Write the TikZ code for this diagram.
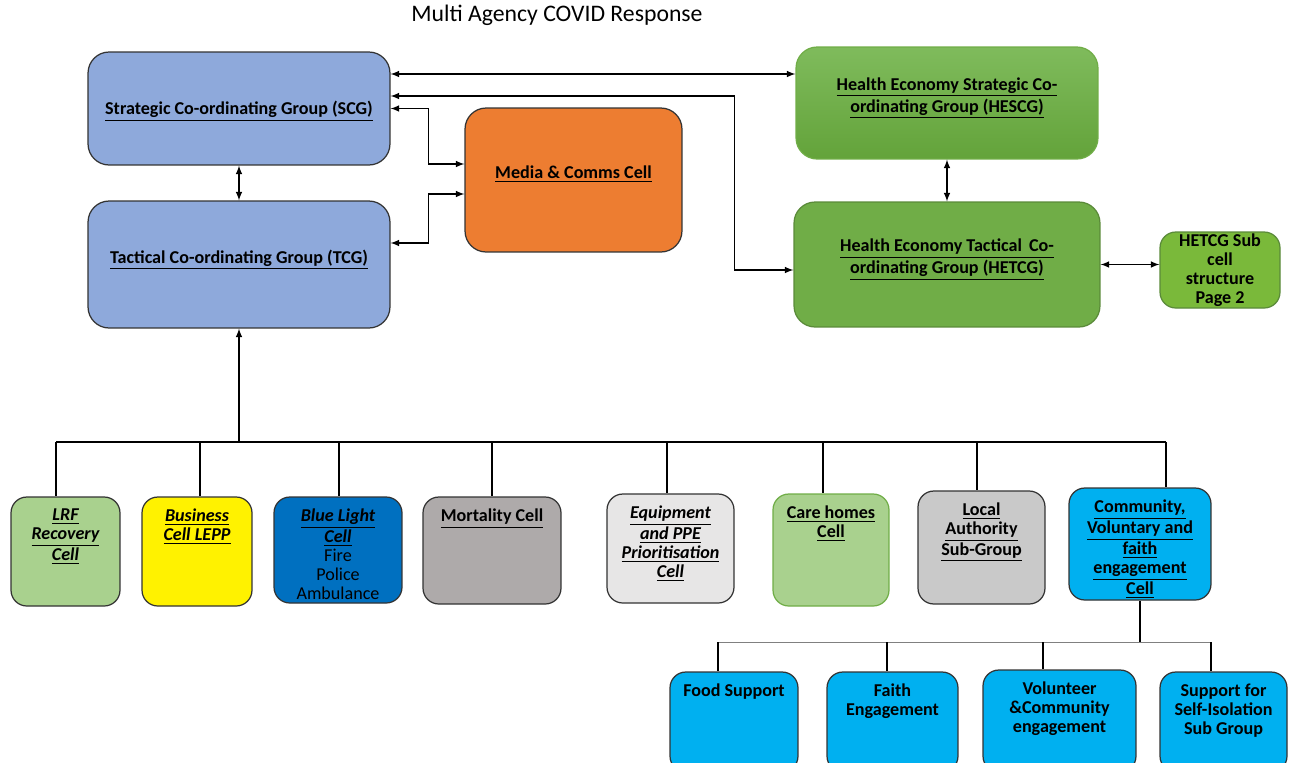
\documentclass[tikz,border=0pt]{standalone}
\usepackage{fontspec}
\setmainfont{Carlito}
\usetikzlibrary{arrows}

\definecolor{scgblue}{HTML}{8EA9DB}
\definecolor{mediaorange}{HTML}{ED7D31}
\definecolor{hegreen}{HTML}{70AD47}
\definecolor{hegreentop}{HTML}{7FBB5C}
\definecolor{hegreenbot}{HTML}{63A33A}
\definecolor{subgreen}{HTML}{7AB93A}
\definecolor{lightgreen}{HTML}{A9D18E}
\definecolor{lightblue}{HTML}{00B0F0}
\definecolor{darkblue}{HTML}{0070C0}
\definecolor{mortgrey}{HTML}{AEAAAA}
\definecolor{equipgrey}{HTML}{E7E6E6}
\definecolor{lagrey}{HTML}{C9C9C9}

\newcommand\uln[1]{\underline{#1}}
\newcommand\boxfont{\fontsize{10.3}{10.8}\selectfont\bfseries}

\tikzset{
	box/.style={draw=black!80, line width=0.7pt, rounded corners=12pt, inner sep=0pt},
	cell/.style={box, rounded corners=9pt},
	celltext/.style={anchor=north, align=center, font=\boxfont, inner sep=2pt, yshift=-5pt},
	midtext/.style={anchor=center, align=center, font=\boxfont, inner sep=0pt},
	link/.style={latex-latex, line width=0.7pt},
}

\begin{document}
\begin{tikzpicture}[x=0.02cm,y=-0.02cm]
				\useasboundingbox (0,0) rectangle (1295,762);
				\clip (0,0) rectangle (1295,762);
				\node[font=\fontsize{13.5}{15}\selectfont] (title) at (557,15) {Multi Agency COVID Response};
				
				%% strategic / tactical groups
				\node[box, fill=scgblue, minimum width=6.04cm, minimum height=2.26cm,
				label={[midtext,yshift=-1.7pt]center:\uln{Strategic Co-ordinating Group (SCG)}}] (scg) at (239,108.5) {};
				\node[box, fill=scgblue, minimum width=6.04cm, minimum height=2.54cm,
				label={[midtext,yshift=2.8pt]center:\uln{Tactical Co-ordinating Group (TCG)}}] (tcg) at (239,264.5) {};
				\node[box, fill=mediaorange, minimum width=4.34cm, minimum height=2.88cm,
				label={[midtext,yshift=3.3pt]center:\uln{Media \& Comms Cell}}] (media) at (573.5,180) {};
				\node[box, draw=hegreen, top color=hegreentop, bottom color=hegreenbot, minimum width=6.04cm, minimum height=2.24cm,
				label={[midtext,yshift=2.8pt]center:\uln{Health Economy Strategic Co-}\\\uln{ordinating Group (HESCG)}}] (hescg) at (947,103) {};
				\node[box, draw=hegreen!80!black, fill=hegreen, minimum width=6.12cm, minimum height=2.5cm,
				label={[midtext,yshift=2.8pt]center:\uln{Health Economy Tactical\, Co-}\\\uln{ordinating Group (HETCG)}}] (hetcg) at (947,264.5) {};
				\node[cell, draw=hegreen!80!black, fill=subgreen, minimum width=2.4cm, minimum height=1.52cm,
				label={[midtext]center:HETCG Sub\\cell\\structure\\Page 2}] (hetsub) at (1220,270) {};
				
				\coordinate (s1) at ([yshift=0.69cm]scg.east);
				\draw[link] (s1) -- (s1 -| hescg.west);
				\draw[link] ([yshift=0.25cm]scg.east) -- ++(344,0) |- ([yshift=-0.11cm]hetcg.west);
				\draw[link] (scg.east) -- ++(38,0) |- ([yshift=0.32cm]media.west);
				\draw[link] ([yshift=0.43cm]tcg.east) -- ++(38,0) |- ([yshift=-0.28cm]media.west);
				\draw[link] (scg.south) -- (tcg.north);
				\draw[link] (hescg.south) -- (hetcg.north);
				\draw[link] (hetcg.east) -- (hetcg.east -| hetsub.west);
				
				%% cells
				\node[cell, fill=lightgreen, minimum width=2.18cm, minimum height=2.18cm,
				label={[celltext]north:\itshape\uln{LRF}\\\itshape\uln{Recovery}\\\itshape\uln{Cell}}] (lrf) at (65.5,551.5) {};
				\node[cell, fill=yellow, minimum width=2.2cm, minimum height=2.18cm,
				label={[celltext]north:\itshape\uln{Business}\\\itshape\uln{Cell LEPP}}] (biz) at (197,551.5) {};
				\node[cell, fill=darkblue, minimum width=2.56cm, minimum height=2.12cm,
				label={[celltext]north:\itshape\uln{Blue Light}\\\itshape\uln{Cell}\\\mdseries Fire\\\mdseries Police\\\mdseries Ambulance}] (blue) at (338,550) {};
				\node[cell, fill=mortgrey, minimum width=2.76cm, minimum height=2.14cm,
				label={[celltext]north:\uln{Mortality Cell}}] (mort) at (492,550.5) {};
				\node[cell, fill=equipgrey, minimum width=2.54cm, minimum height=2.18cm,
				label={[celltext]north:\itshape\uln{Equipment}\\\itshape\uln{and PPE}\\\itshape\uln{Prioritisation}\\\itshape\uln{Cell}}] (equip) at (670.5,548.5) {};
				\node[cell, draw=hegreen, fill=lightgreen, minimum width=2.32cm, minimum height=2.24cm,
				label={[celltext]north:\uln{Care homes}\\\uln{Cell}}] (care) at (831,550) {};
				\node[cell, fill=lagrey, minimum width=2.54cm, minimum height=2.26cm,
				label={[celltext]north:\uln{Local}\\\uln{Authority}\\\uln{Sub-Group}}] (local) at (981.5,547.5) {};
				\node[cell, fill=lightblue, minimum width=2.84cm, minimum height=2.24cm,
				label={[celltext]north:\uln{Community,}\\\uln{Voluntary and}\\\uln{faith}\\\uln{engagement}\\\uln{Cell}}] (comm) at (1140,544) {};
				
				\coordinate (bus) at (239,442);
				\draw[-latex, line width=0.7pt] (bus) -- (tcg.south);
				\draw[line width=0.7pt] (56,442) -- (1166,442);
				\foreach \x/\n in {56/lrf,200/biz,339/blue,492/mort,667/equip,823/care,977/local,1166/comm}{
					\draw[line width=0.7pt] (\x,442) -- (\x,442 |- \n.north);
				}
				
				%% community sub groups
				\node[cell, fill=lightblue, minimum width=2.56cm, minimum height=2cm,
				label={[celltext]north:Food Support}] (food) at (734,722) {};
				\node[cell, fill=lightblue, minimum width=2.62cm, minimum height=2cm,
				label={[celltext]north:Faith\\Engagement}] (faith) at (892.5,722) {};
				\node[cell, fill=lightblue, minimum width=3.06cm, minimum height=2.04cm,
				label={[celltext]north:Volunteer\\\&Community\\engagement}] (vol) at (1059.5,721) {};
				\node[cell, fill=lightblue, minimum width=2.54cm, minimum height=2cm,
				label={[celltext]north:Support for\\Self-Isolation\\Sub Group}] (selfiso) at (1223.5,722) {};
				
				\draw[line width=0.7pt] (comm.south) -- ++(0,42) coordinate (subbus);
				\draw[black!50] (718,642) -- (1211,642);
				\foreach \x/\n in {718/food,887/faith,1043/vol,1211/selfiso}{
					\draw[line width=0.7pt] (\x,642) -- (\x,642 |- \n.north);
				}
\end{tikzpicture}
\end{document}
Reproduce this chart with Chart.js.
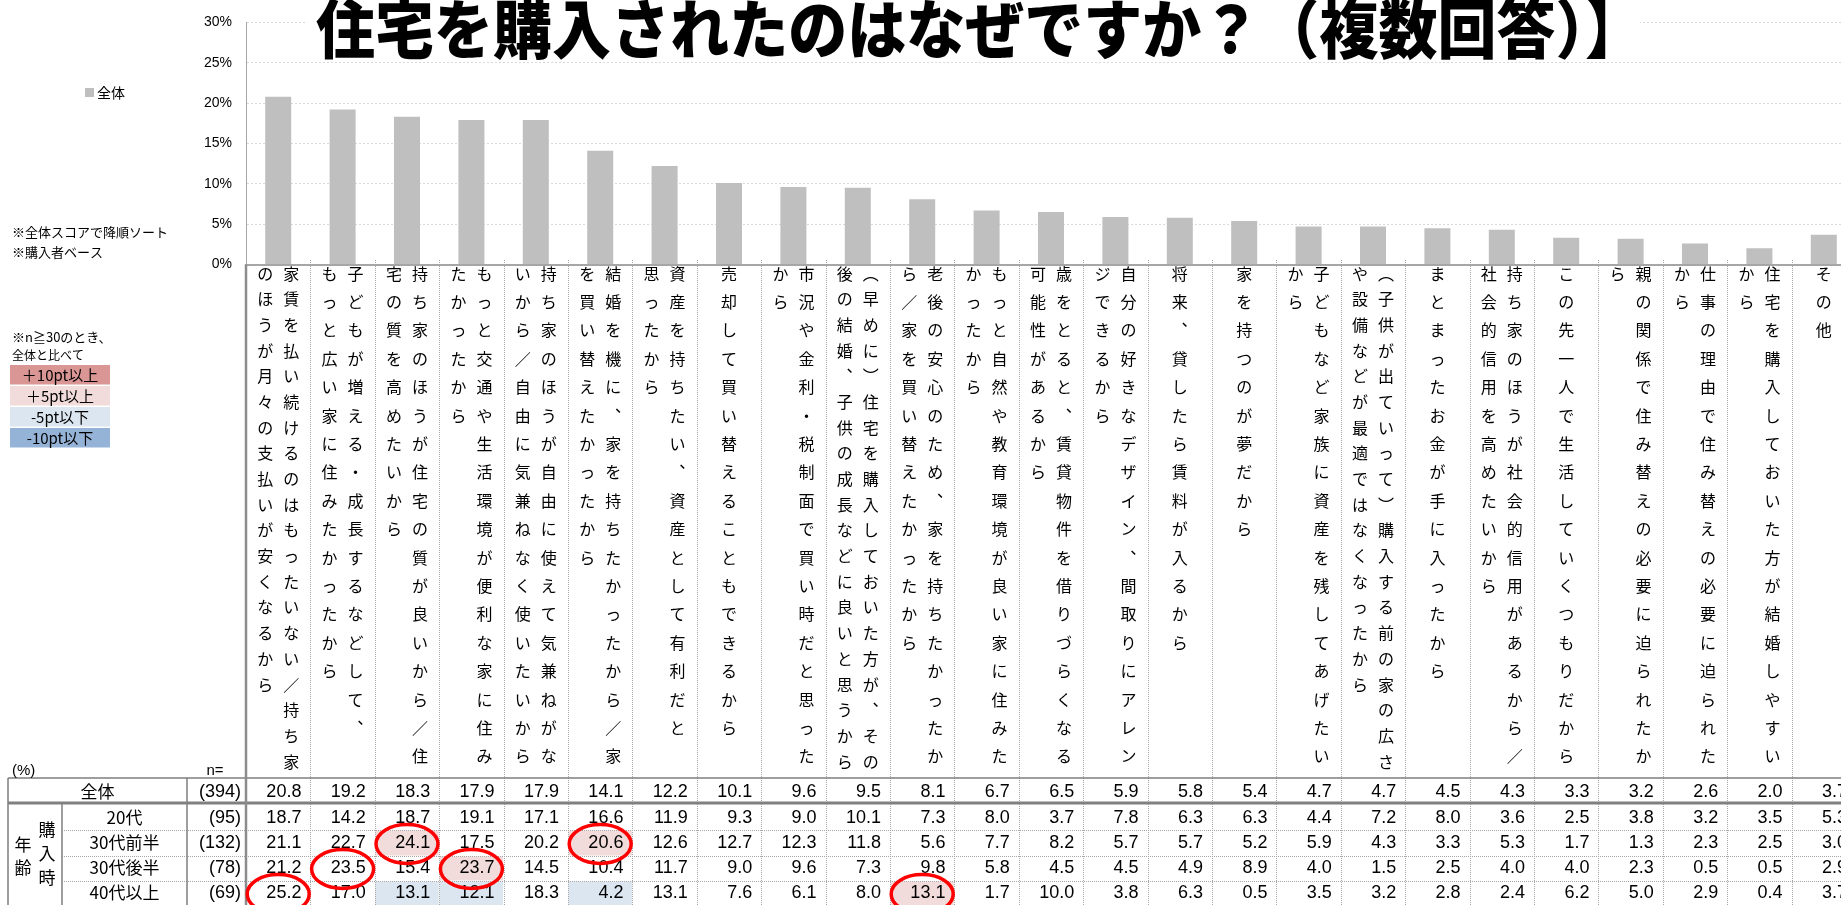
<!DOCTYPE html>
<html lang="ja">
<head>
<meta charset="utf-8">
<script src="https://cdn.jsdelivr.net/npm/chart.js@4.4.1/dist/chart.umd.min.js"></script>
<style>
html,body{margin:0;padding:0;background:#fff;overflow:hidden;}
#wrap{position:relative;width:1900px;height:905px;}
canvas{display:block;}
</style>
</head>
<body>
<div id="wrap"><canvas id="c" width="1900" height="905"></canvas></div>
<script>
// ---- data ----
const titleText = '住宅を購入されたのはなぜですか？（複数回答）】';
const seriesName = '全体';
const yTickLabels = ['0%', '5%', '10%', '15%', '20%', '25%', '30%'];

// reasons: [first (right) column, second (left) column] of vertical text
const reasons = [
  ['家賃を払い続けるのはもったいない／持ち家', 'のほうが月々の支払いが安くなるから'],
  ['子どもが増える・成長するなどして、', 'もっと広い家に住みたかったから'],
  ['持ち家のほうが住宅の質が良いから／住', '宅の質を高めたいから'],
  ['もっと交通や生活環境が便利な家に住み', 'たかったから'],
  ['持ち家のほうが自由に使えて気兼ねがな', 'いから／自由に気兼ねなく使いたいから'],
  ['結婚を機に、家を持ちたかったから／家', 'を買い替えたかったから'],
  ['資産を持ちたい、資産として有利だと', '思ったから'],
  ['売却して買い替えることもできるから', ''],
  ['市況や金利・税制面で買い時だと思った', 'から'],
  ['（早めに）住宅を購入しておいた方が、その', '後の結婚、子供の成長などに良いと思うから'],
  ['老後の安心のため、家を持ちたかったか', 'ら／家を買い替えたかったから'],
  ['もっと自然や教育環境が良い家に住みた', 'かったから'],
  ['歳をとると、賃貸物件を借りづらくなる', '可能性があるから'],
  ['自分の好きなデザイン、間取りにアレン', 'ジできるから'],
  ['将来、貸したら賃料が入るから', ''],
  ['家を持つのが夢だから', ''],
  ['子どもなど家族に資産を残してあげたい', 'から'],
  ['（子供が出ていって）購入する前の家の広さ', 'や設備などが最適ではなくなったから'],
  ['まとまったお金が手に入ったから', ''],
  ['持ち家のほうが社会的信用があるから／', '社会的信用を高めたいから'],
  ['この先一人で生活していくつもりだから', ''],
  ['親の関係で住み替えの必要に迫られたか', 'ら'],
  ['仕事の理由で住み替えの必要に迫られた', 'から'],
  ['住宅を購入しておいた方が結婚しやすい', 'から'],
  ['その他', '']
];

const overallLabel = '全体';
const overallN = 394;
const overall = [20.8, 19.2, 18.3, 17.9, 17.9, 14.1, 12.2, 10.1, 9.6, 9.5, 8.1, 6.7, 6.5, 5.9, 5.8, 5.4, 4.7, 4.7, 4.5, 4.3, 3.3, 3.2, 2.6, 2.0, 3.7];

const groupHeader = ['年', '齢'];
const groupSubHeader = ['購', '入', '時'];
const ageGroups = ['20代', '30代前半', '30代後半', '40代以上'];
const ageN = [95, 132, 78, 69];
const age20s = [18.7, 14.2, 18.7, 19.1, 17.1, 16.6, 11.9, 9.3, 9.0, 10.1, 7.3, 8.0, 3.7, 7.8, 6.3, 6.3, 4.4, 7.2, 8.0, 3.6, 2.5, 3.8, 3.2, 3.5, 5.3];
const age30early = [21.1, 22.7, 24.1, 17.5, 20.2, 20.6, 12.6, 12.7, 12.3, 11.8, 5.6, 7.7, 8.2, 5.7, 5.7, 5.2, 5.9, 4.3, 3.3, 5.3, 1.7, 1.3, 2.3, 2.5, 3.0];
const age30late = [21.2, 23.5, 15.4, 23.7, 14.5, 10.4, 11.7, 9.0, 9.6, 7.3, 9.8, 5.8, 4.5, 4.5, 4.9, 8.9, 4.0, 1.5, 2.5, 4.0, 4.0, 2.3, 0.5, 0.5, 2.9];
const age40plus = [25.2, 17.0, 13.1, 12.1, 18.3, 4.2, 13.1, 7.6, 6.1, 8.0, 13.1, 1.7, 10.0, 3.8, 6.3, 0.5, 3.5, 3.2, 2.8, 2.4, 6.2, 5.0, 2.9, 0.4, 3.7];
const ageRows = [age20s, age30early, age30late, age40plus];

// highlighted cells [age row, column]
const plus5Cells = [[1, 2], [1, 5], [2, 3], [3, 10]];
const minus5Cells = [[3, 2], [3, 3], [3, 5]];
const circledCells = [[1, 2], [1, 5], [2, 1], [2, 3], [3, 0], [3, 10]];

// notes and colour key
const notes = ['※全体スコアで降順ソート', '※購入者ベース'];
const keyNotes = ['※n≧30のとき、', '全体と比べて'];
const keyLabels = ['＋10pt以上', '＋5pt以上', '-5pt以下', '-10pt以下'];

// ---- styles ----
const BAR = '#BFBFBF';
const KEY_COLORS = ['#D99694', '#F2DCDB', '#DCE6F1', '#95B3D7'];
const PLUS5 = '#F2DCDB';
const MINUS5 = '#DCE6F1';
const JP = '"Noto Sans CJK JP", "Noto Sans", sans-serif';
const NUM = '"Liberation Sans", Arial, sans-serif';

// vertical presentation forms for vertical writing
const VERT = { '（': '︵', '）': '︶', '、': '︑', 'ー': '丨' };

const sheet = {
  id: 'sheet',
  beforeDraw(chart) {
    const ctx = chart.ctx;
    ctx.save();
    ctx.fillStyle = '#fff';
    ctx.fillRect(0, 0, chart.width, chart.height);
    ctx.restore();
  },
  afterDraw(chart) {
    const ctx = chart.ctx;
    const x = chart.scales.x;
    const area = chart.chartArea;
    const W = chart.width;
    const colW = x.getPixelForValue(1) - x.getPixelForValue(0);
    const colLeft = c => x.getPixelForValue(c) - colW / 2;
    const n = overall.length;

    ctx.save();

    // title: heavy, slightly condensed
    ctx.fillStyle = '#fff';
    ctx.fillRect(305, 0, 1335, 54);
    ctx.fillStyle = '#000';
    ctx.font = '900 64px ' + JP;
    ctx.textAlign = 'left';
    ctx.textBaseline = 'middle';
    const tw = ctx.measureText(titleText).width;
    ctx.save();
    ctx.translate(316, 29);
    ctx.scale(1328 / tw, 1);
    ctx.fillText(titleText, 0, 0);
    ctx.restore();

    // legend
    const ds = chart.data.datasets[0];
    ctx.fillStyle = ds.backgroundColor;
    ctx.fillRect(85, 88, 9, 9);
    ctx.fillStyle = '#000';
    ctx.font = '14px ' + JP;
    ctx.fillText(ds.label, 97, 93);

    // notes
    ctx.font = '13px ' + JP;
    ctx.fillText(notes[0], 12, 232);
    ctx.fillText(notes[1], 12, 252);
    ctx.fillText(keyNotes[0], 12, 337);
    ctx.font = '12px ' + JP;
    ctx.fillText(keyNotes[1], 12, 355);

    // colour key
    const keyY = [365, 386, 407, 428];
    ctx.textAlign = 'center';
    ctx.font = '15px ' + JP;
    keyLabels.forEach((t, i) => {
      ctx.fillStyle = KEY_COLORS[i];
      ctx.fillRect(10, keyY[i], 100, 19.5);
      ctx.fillStyle = '#000';
      ctx.fillText(t, 60, keyY[i] + 10);
    });

    // vertical category labels
    ctx.font = '16px ' + JP;
    ctx.fillStyle = '#000';
    ctx.textAlign = 'center';
    ctx.textBaseline = 'middle';
    reasons.forEach((pair, i) => {
      const cx = x.getPixelForValue(i);
      const cols = pair.filter(s => s.length);
      const maxN = Math.max(...cols.map(s => [...s].length));
      const pitch = Math.min(28.4, 488 / Math.max(1, maxN - 1));
      cols.forEach((s, k) => {
        const colX = cols.length === 1 ? cx : cx + (k === 0 ? 13 : -13);
        [...s].forEach((ch, j) => {
          ctx.fillText(VERT[ch] || ch, colX, 273.5 + j * pitch);
        });
      });
    });

    // table geometry
    const topY = 778, thickY = 803, bottomY = 905;
    const rowSeps = [830, 856, 881];
    const rowTop = [804.5, 830.5, 856.5, 881.5];
    const rowBot = [829.5, 855.5, 880.5, 905];
    const overallY = 792;
    const rowY = [818, 843, 868, 893];

    // cell shading
    plus5Cells.forEach(([r, c]) => {
      ctx.fillStyle = PLUS5;
      ctx.fillRect(colLeft(c) + 0.5, rowTop[r], colW - 1, rowBot[r] - rowTop[r]);
    });
    minus5Cells.forEach(([r, c]) => {
      ctx.fillStyle = MINUS5;
      ctx.fillRect(colLeft(c) + 0.5, rowTop[r], colW - 1, rowBot[r] - rowTop[r]);
    });

    // dotted column separators
    ctx.strokeStyle = '#A6A6A6';
    ctx.lineWidth = 1;
    ctx.setLineDash([1, 1]);
    for (let c = 1; c <= n; c++) {
      const px = Math.round(colLeft(c)) + 0.5;
      ctx.beginPath();
      ctx.moveTo(px, 260);
      ctx.lineTo(px, bottomY);
      ctx.stroke();
    }
    // dotted row separators
    rowSeps.forEach(y => {
      ctx.beginPath();
      ctx.moveTo(62, y + 0.5);
      ctx.lineTo(W, y + 0.5);
      ctx.stroke();
    });
    ctx.setLineDash([]);

    // solid rules
    ctx.strokeStyle = '#7F7F7F';
    ctx.lineWidth = 1.5;
    ctx.beginPath();
    ctx.moveTo(8, topY); ctx.lineTo(W, topY);
    ctx.moveTo(8, topY); ctx.lineTo(8, bottomY);
    ctx.moveTo(62, thickY); ctx.lineTo(62, bottomY);
    ctx.moveTo(187, topY); ctx.lineTo(187, bottomY);
    ctx.stroke();
    ctx.lineWidth = 3;
    ctx.strokeStyle = '#808080';
    ctx.beginPath();
    ctx.moveTo(8, thickY); ctx.lineTo(W, thickY);
    ctx.stroke();
    ctx.lineWidth = 2.5;
    ctx.strokeStyle = '#8C8C8C';
    ctx.beginPath();
    ctx.moveTo(area.left, area.bottom); ctx.lineTo(area.left, bottomY);
    ctx.stroke();

    // table header
    ctx.fillStyle = '#000';
    ctx.font = '15px ' + NUM;
    ctx.textAlign = 'left';
    ctx.fillText('(%)', 12, 771);
    ctx.textAlign = 'center';
    ctx.fillText('n=', 215, 771);

    // row labels
    ctx.font = '17px ' + JP;
    ctx.fillText(overallLabel, 97.5, overallY);
    ageGroups.forEach((g, r) => ctx.fillText(g, 124.5, rowY[r]));
    groupHeader.forEach((ch, i) => ctx.fillText(ch, 23, 845 + i * 23));
    groupSubHeader.forEach((ch, i) => ctx.fillText(ch, 47, 830 + i * 24));

    // n column
    ctx.font = '18px ' + NUM;
    ctx.textAlign = 'right';
    ctx.fillText('(' + overallN + ')', 241, overallY);
    ageN.forEach((v, r) => ctx.fillText('(' + v + ')', 241, rowY[r]));

    // values
    overall.forEach((v, c) => ctx.fillText(v.toFixed(1), colLeft(c) + colW - 9, overallY));
    ageRows.forEach((row, r) => {
      row.forEach((v, c) => ctx.fillText(v.toFixed(1), colLeft(c) + colW - 9, rowY[r]));
    });

    // circled cells
    ctx.strokeStyle = '#FF0000';
    ctx.lineWidth = 3.5;
    circledCells.forEach(([r, c]) => {
      ctx.beginPath();
      ctx.ellipse(x.getPixelForValue(c), rowY[r] + 1, 31, 19.5, 0, 0, Math.PI * 2);
      ctx.stroke();
    });

    ctx.restore();
  }
};

new Chart(document.getElementById('c'), {
  type: 'bar',
  data: {
    labels: reasons.map(r => r.join('')),
    datasets: [{
      label: seriesName,
      data: overall,
      backgroundColor: BAR,
      barPercentage: 0.404,
      categoryPercentage: 1
    }]
  },
  options: {
    responsive: false,
    animation: false,
    devicePixelRatio: 1,
    layout: { padding: { top: 15, right: 44, left: 0, bottom: 0 } },
    plugins: { legend: { display: false }, tooltip: { enabled: false }, title: { display: false } },
    scales: {
      x: {
        grid: { display: false, drawTicks: false },
        ticks: { display: false },
        border: { color: '#A6A6A6', width: 2 },
        afterFit: s => { s.height = 640.5; }
      },
      y: {
        min: 0,
        max: 30,
        ticks: {
          stepSize: 5,
          padding: 14,
          color: '#000',
          font: { family: 'Liberation Sans', size: 14 },
          callback: (v, i) => yTickLabels[i]
        },
        grid: {
          drawTicks: false,
          lineWidth: 1,
          color: c => (c.tick && c.tick.value === 0) ? 'rgba(0,0,0,0)' : '#D9D9D9'
        },
        border: { color: '#A6A6A6', width: 1, dash: [2, 2] },
        afterFit: s => { s.width = 246; }
      }
    }
  },
  plugins: [sheet]
});
</script>
</body>
</html>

§ **Given instruction**:
Only the lines from the one with "Reproduce this chart with Chart.js." down to the one with "2.6, 2.0, 3.7];" belong in your copy, both ends included; write them out exactly and skip any pictures.

§ **Exercise output**:
Reproduce this chart with Chart.js.
<!DOCTYPE html>
<html lang="ja">
<head>
<meta charset="utf-8">
<script src="https://cdn.jsdelivr.net/npm/chart.js@4.4.1/dist/chart.umd.min.js"></script>
<style>
html,body{margin:0;padding:0;background:#fff;overflow:hidden;}
#wrap{position:relative;width:1900px;height:905px;}
canvas{display:block;}
</style>
</head>
<body>
<div id="wrap"><canvas id="c" width="1900" height="905"></canvas></div>
<script>
// ---- data ----
const titleText = '住宅を購入されたのはなぜですか？（複数回答）】';
const seriesName = '全体';
const yTickLabels = ['0%', '5%', '10%', '15%', '20%', '25%', '30%'];

// reasons: [first (right) column, second (left) column] of vertical text
const reasons = [
  ['家賃を払い続けるのはもったいない／持ち家', 'のほうが月々の支払いが安くなるから'],
  ['子どもが増える・成長するなどして、', 'もっと広い家に住みたかったから'],
  ['持ち家のほうが住宅の質が良いから／住', '宅の質を高めたいから'],
  ['もっと交通や生活環境が便利な家に住み', 'たかったから'],
  ['持ち家のほうが自由に使えて気兼ねがな', 'いから／自由に気兼ねなく使いたいから'],
  ['結婚を機に、家を持ちたかったから／家', 'を買い替えたかったから'],
  ['資産を持ちたい、資産として有利だと', '思ったから'],
  ['売却して買い替えることもできるから', ''],
  ['市況や金利・税制面で買い時だと思った', 'から'],
  ['（早めに）住宅を購入しておいた方が、その', '後の結婚、子供の成長などに良いと思うから'],
  ['老後の安心のため、家を持ちたかったか', 'ら／家を買い替えたかったから'],
  ['もっと自然や教育環境が良い家に住みた', 'かったから'],
  ['歳をとると、賃貸物件を借りづらくなる', '可能性があるから'],
  ['自分の好きなデザイン、間取りにアレン', 'ジできるから'],
  ['将来、貸したら賃料が入るから', ''],
  ['家を持つのが夢だから', ''],
  ['子どもなど家族に資産を残してあげたい', 'から'],
  ['（子供が出ていって）購入する前の家の広さ', 'や設備などが最適ではなくなったから'],
  ['まとまったお金が手に入ったから', ''],
  ['持ち家のほうが社会的信用があるから／', '社会的信用を高めたいから'],
  ['この先一人で生活していくつもりだから', ''],
  ['親の関係で住み替えの必要に迫られたか', 'ら'],
  ['仕事の理由で住み替えの必要に迫られた', 'から'],
  ['住宅を購入しておいた方が結婚しやすい', 'から'],
  ['その他', '']
];

const overallLabel = '全体';
const overallN = 394;
const overall = [20.8, 19.2, 18.3, 17.9, 17.9, 14.1, 12.2, 10.1, 9.6, 9.5, 8.1, 6.7, 6.5, 5.9, 5.8, 5.4, 4.7, 4.7, 4.5, 4.3, 3.3, 3.2, 2.6, 2.0, 3.7];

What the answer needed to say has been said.